Syahdan, sesungguhnya manusia dapat belajar pada kucing, yaitu menimbun kotorannya. Sudah bertahun-tahun jawatan kesehatan mengkampanyekan jamban keluarga di pelosok-pelosok pedesaan. Hasilnya, rakyat yang taat pada pemerintah membuat jamban, namun hanya sebatas itu saja. Teknologinya dilaksanakan, akan tetapi hasil teknologi belum dimanfaatkan, karena membuang hajat di jamban belum membudaya. Teknologi sebagai perangkat kasar belum dijiwai oleh perangkat halus, yaitu kebudayaan. Jamban ada, tetapi kebudayaan membuang hajat di semak-semak, pinggir sungai, pinggir laut masih jalan terus. Jamban di rumah tidak dipergunakan, karena belum ada perubahan pola pikir dalam berkada-hajat ini. Jamban hanya dimanfaatkan jika kedatangan tamu dari kota.

Dalam mengkampanyekan pemanfaatan jamban ini, budaya malu yang masih menjadi nilai anutan di pelosok-pelosok hendaknya dapat dijadikan motivasi untuk perubahan pola pikir dari semak-semak, pinggir sungai dan pinggir laut ke jamban keluarga.

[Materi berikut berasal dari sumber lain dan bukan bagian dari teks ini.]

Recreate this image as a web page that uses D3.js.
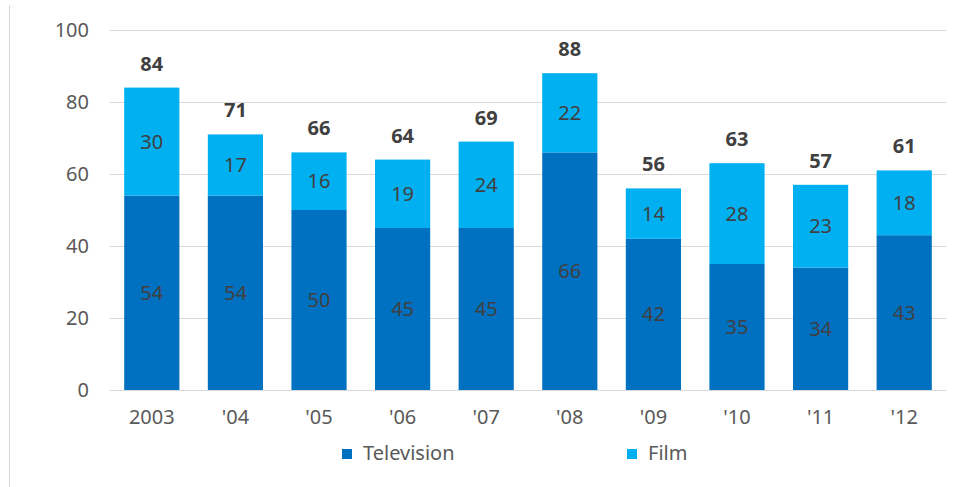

Sebagai manusia, tidakkah malu pada diri sendiri melihat kucing menimbun kotorannya?

Itu dari segi positif yang dapat disimak dari dongeng-dongeng menyangkut harimau dengan kucing tersebut. Sifat jelek harimau barangkali wajar-wajar saja karena harimau itu memang binatang. Lalu sebagai manusia apakah tidak malu berkelakuan sebagai binatang? Menerkam guru dengan jalan menyunat gajinya, seperti harimau menerkam gurunya? Mengaktualisasikan keadilan dalam wujud keserakahan harimau, mau melahap sebanyak-banyaknya kue pembangunan? Ada baiknya kita mengemukakan sedikit disini ucapan Menhankam Jenderal (purnawirawan) Edi Sudrajat dalam Halaqah Nasional Wawasan Kebangsaan yang berlangsung di pondok Pesantren Girikusuma Mranggen, Demak, seperti berikut: "Masalah keadilan merupakan persoalan yang paling menonjol yang menjadi penyebab berbagai kerusuhan yang terjadi. Tidak hanya masalah kesenjangan sosial. Yang lebih parah," demikian beliau selanjutnya, "jika meraka tidak lagi merasa bangga menjadi warga bangsa Indonesia, karena tidak lagi merasakan adanya keharmonisan, kebersamaan dan keadilan."

Setiap Jum'at, Khatib menutup Khuthbahnya dengan ayat: Inna Llaha Ya'muru bil'Adli walIhsa-ni (S. An Nahl, 90), Sesungguhnya Allah memerintahkan melakukan keadilan dan kebajikan (16:90). WaLlahu A'lamu bi shShawab.